Requirement
Nothing outside the range is to be copied. From the entries below, reproduce exactly the lines starting at the one with "Emit a LaTeX" and ending at the one with "(13.5,650.5) -- (1242,650.5);", without pictures.
----- Material provided
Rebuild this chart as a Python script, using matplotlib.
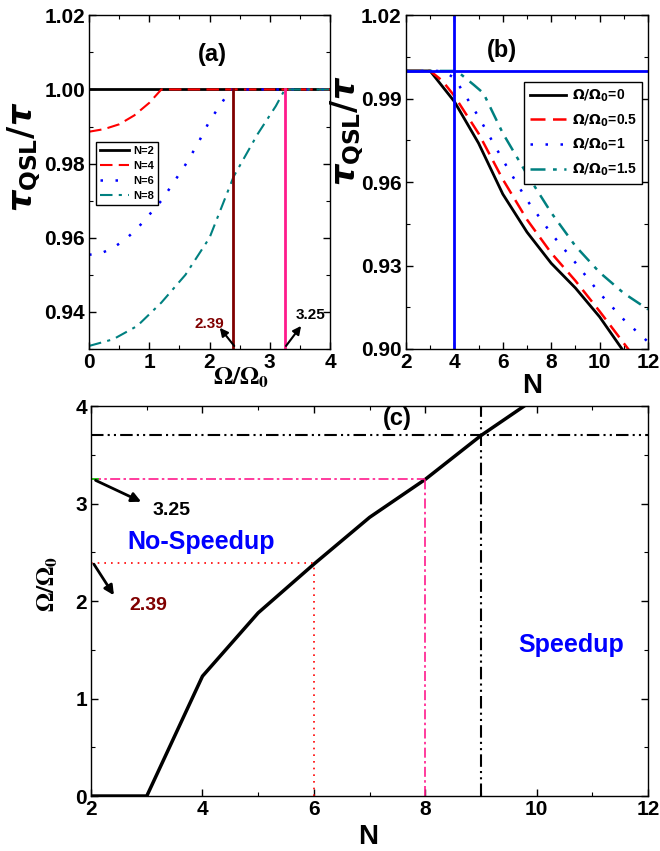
----------
----- Material provided
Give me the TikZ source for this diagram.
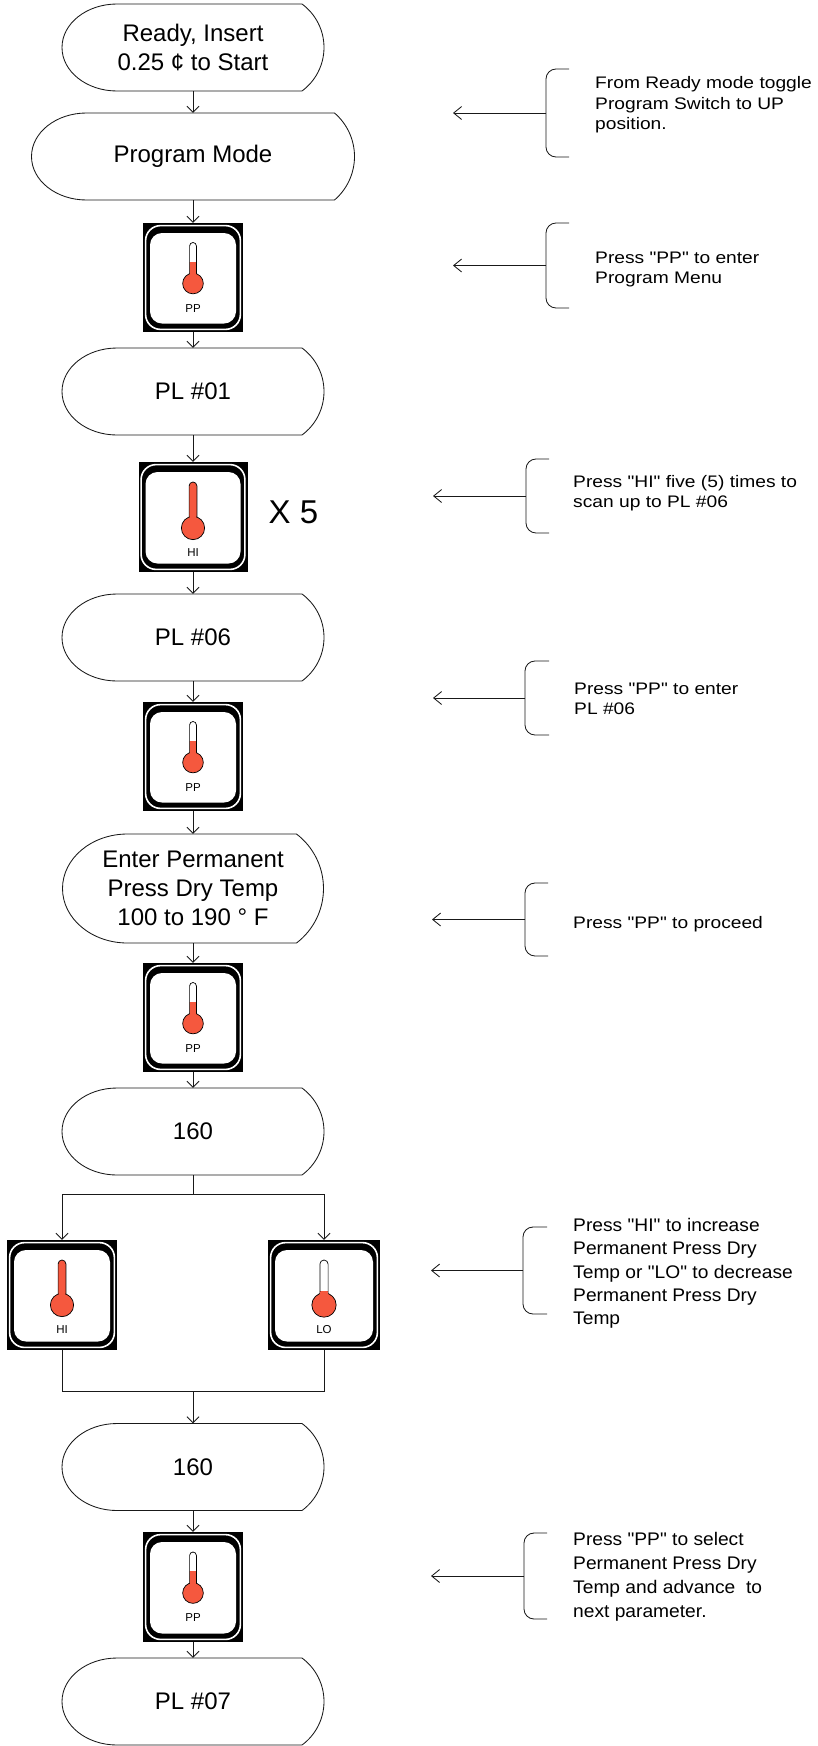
----------
----- Material provided
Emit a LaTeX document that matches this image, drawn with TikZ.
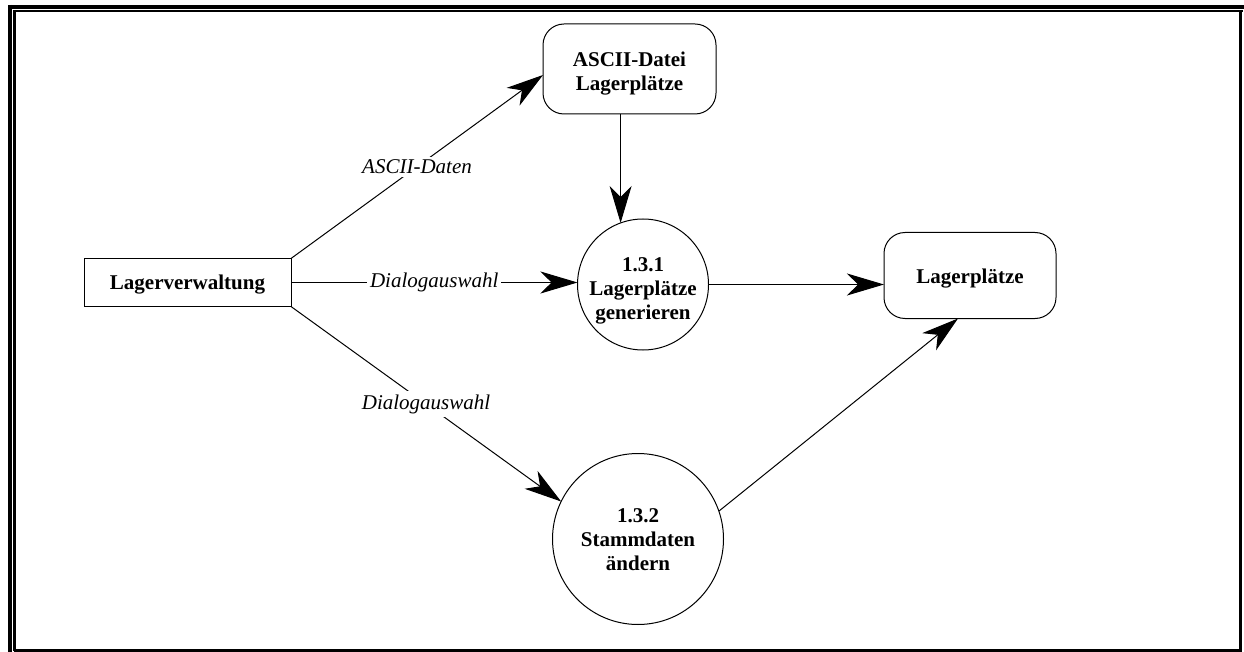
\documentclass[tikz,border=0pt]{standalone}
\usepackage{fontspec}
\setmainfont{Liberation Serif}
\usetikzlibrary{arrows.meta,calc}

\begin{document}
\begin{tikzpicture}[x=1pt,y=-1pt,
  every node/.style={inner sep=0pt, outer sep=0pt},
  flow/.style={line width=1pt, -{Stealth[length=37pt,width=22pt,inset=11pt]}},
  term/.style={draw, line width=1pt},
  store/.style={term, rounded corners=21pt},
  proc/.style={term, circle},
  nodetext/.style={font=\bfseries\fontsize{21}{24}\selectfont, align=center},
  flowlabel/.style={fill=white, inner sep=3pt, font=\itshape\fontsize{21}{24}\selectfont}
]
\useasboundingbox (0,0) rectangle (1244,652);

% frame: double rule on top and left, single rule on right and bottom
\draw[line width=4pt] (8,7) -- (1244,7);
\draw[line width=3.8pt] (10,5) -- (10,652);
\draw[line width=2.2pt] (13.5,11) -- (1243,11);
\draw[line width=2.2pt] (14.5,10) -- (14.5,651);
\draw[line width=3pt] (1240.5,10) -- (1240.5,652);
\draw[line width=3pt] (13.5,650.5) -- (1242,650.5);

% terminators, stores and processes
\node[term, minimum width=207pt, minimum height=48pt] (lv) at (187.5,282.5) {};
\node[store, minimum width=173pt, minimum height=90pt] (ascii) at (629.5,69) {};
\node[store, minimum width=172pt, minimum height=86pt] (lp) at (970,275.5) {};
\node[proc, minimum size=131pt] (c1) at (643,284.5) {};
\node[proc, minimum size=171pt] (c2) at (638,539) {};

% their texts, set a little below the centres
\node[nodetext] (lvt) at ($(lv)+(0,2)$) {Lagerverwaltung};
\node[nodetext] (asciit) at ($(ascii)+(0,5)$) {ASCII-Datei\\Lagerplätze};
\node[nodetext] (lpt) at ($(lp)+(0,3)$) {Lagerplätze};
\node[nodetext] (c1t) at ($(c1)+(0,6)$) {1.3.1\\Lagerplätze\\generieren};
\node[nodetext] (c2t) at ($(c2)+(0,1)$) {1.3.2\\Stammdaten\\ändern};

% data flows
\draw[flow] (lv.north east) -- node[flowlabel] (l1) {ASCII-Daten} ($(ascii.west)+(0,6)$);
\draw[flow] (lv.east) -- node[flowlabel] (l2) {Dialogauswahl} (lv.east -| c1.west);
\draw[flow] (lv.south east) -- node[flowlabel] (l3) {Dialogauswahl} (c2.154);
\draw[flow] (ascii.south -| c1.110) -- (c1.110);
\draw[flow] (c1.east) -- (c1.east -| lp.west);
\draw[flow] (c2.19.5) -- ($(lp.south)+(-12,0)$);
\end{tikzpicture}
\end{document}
----------
Output for this exercise
Emit a LaTeX document that matches this image, drawn with TikZ.
\documentclass[tikz,border=0pt]{standalone}
\usepackage{fontspec}
\setmainfont{Liberation Serif}
\usetikzlibrary{arrows.meta,calc}

\begin{document}
\begin{tikzpicture}[x=1pt,y=-1pt,
  every node/.style={inner sep=0pt, outer sep=0pt},
  flow/.style={line width=1pt, -{Stealth[length=37pt,width=22pt,inset=11pt]}},
  term/.style={draw, line width=1pt},
  store/.style={term, rounded corners=21pt},
  proc/.style={term, circle},
  nodetext/.style={font=\bfseries\fontsize{21}{24}\selectfont, align=center},
  flowlabel/.style={fill=white, inner sep=3pt, font=\itshape\fontsize{21}{24}\selectfont}
]
\useasboundingbox (0,0) rectangle (1244,652);

% frame: double rule on top and left, single rule on right and bottom
\draw[line width=4pt] (8,7) -- (1244,7);
\draw[line width=3.8pt] (10,5) -- (10,652);
\draw[line width=2.2pt] (13.5,11) -- (1243,11);
\draw[line width=2.2pt] (14.5,10) -- (14.5,651);
\draw[line width=3pt] (1240.5,10) -- (1240.5,652);
\draw[line width=3pt] (13.5,650.5) -- (1242,650.5);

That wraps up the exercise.